More than thirty people were celebrating Christmas there when the bomb went off, two witnesses told AFP.

“I was sitting there,” local radio presenter Nicolas Ekila told AFP. “There was a motorbike parked there. Suddenly the motorbike took off, then there was a deafening noise.”

A police vehicle took the wounded to a nearby medical centre, which was immediately sealed off.

– Operations against the ADF –

On June 27 in Beni, a blast from a homemade bomb at a Catholic church wounded two women, the same day a man died when the bomb he was carrying went off.

The day before, another device blew up near a service station without doing any damage. The authorities blamed those attacks on the ADF.

Beni, in Ituri province, on the DRC’s eastern border with Uganda, has been the site of regular clashes between the army and the ADF.

Ituri and neighbouring North Kivu province have been under a “state of siege” since May, an emergency measure in which the military has taken effective control but which so far has not succeeded in stopping the attacks from the armed militia.

On November 30, the DRC and Uganda launched a joint operation against the ADF in the east of the country to try to quell the bloody ADF attacks.
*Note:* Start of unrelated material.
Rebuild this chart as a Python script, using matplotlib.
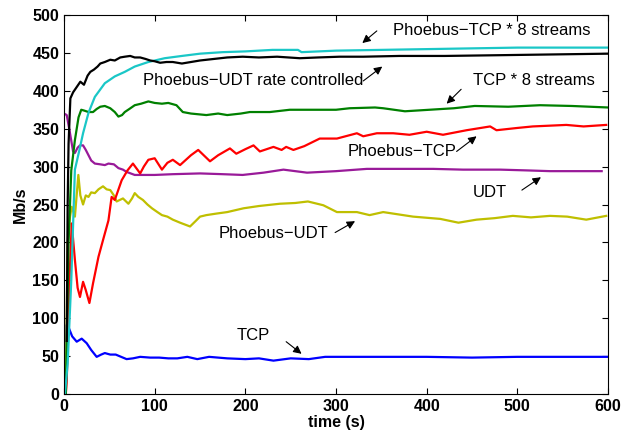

Uganda has also blamed the group for a string of attacks on its territory.

The ADF was historically a Ugandan rebel coalition whose biggest group comprised Muslims opposed to Ugandan President Yoweri Museveni.

But it established itself in eastern DRC in 1995, becoming the deadliest of scores of outlawed forces in the troubled region.

It has been blamed for the killings of thousands of civilians over the past decade in the DRC, as well as for bombings in the Ugandan capital Kampala.

The Islamic State group presents the ADF as its regional branch — the Islamic State Central Africa Province, or ISCAP. 

On March 11 this year, the United States placed the ADF on its list of “terrorist groups” affiliated with IS jihadists.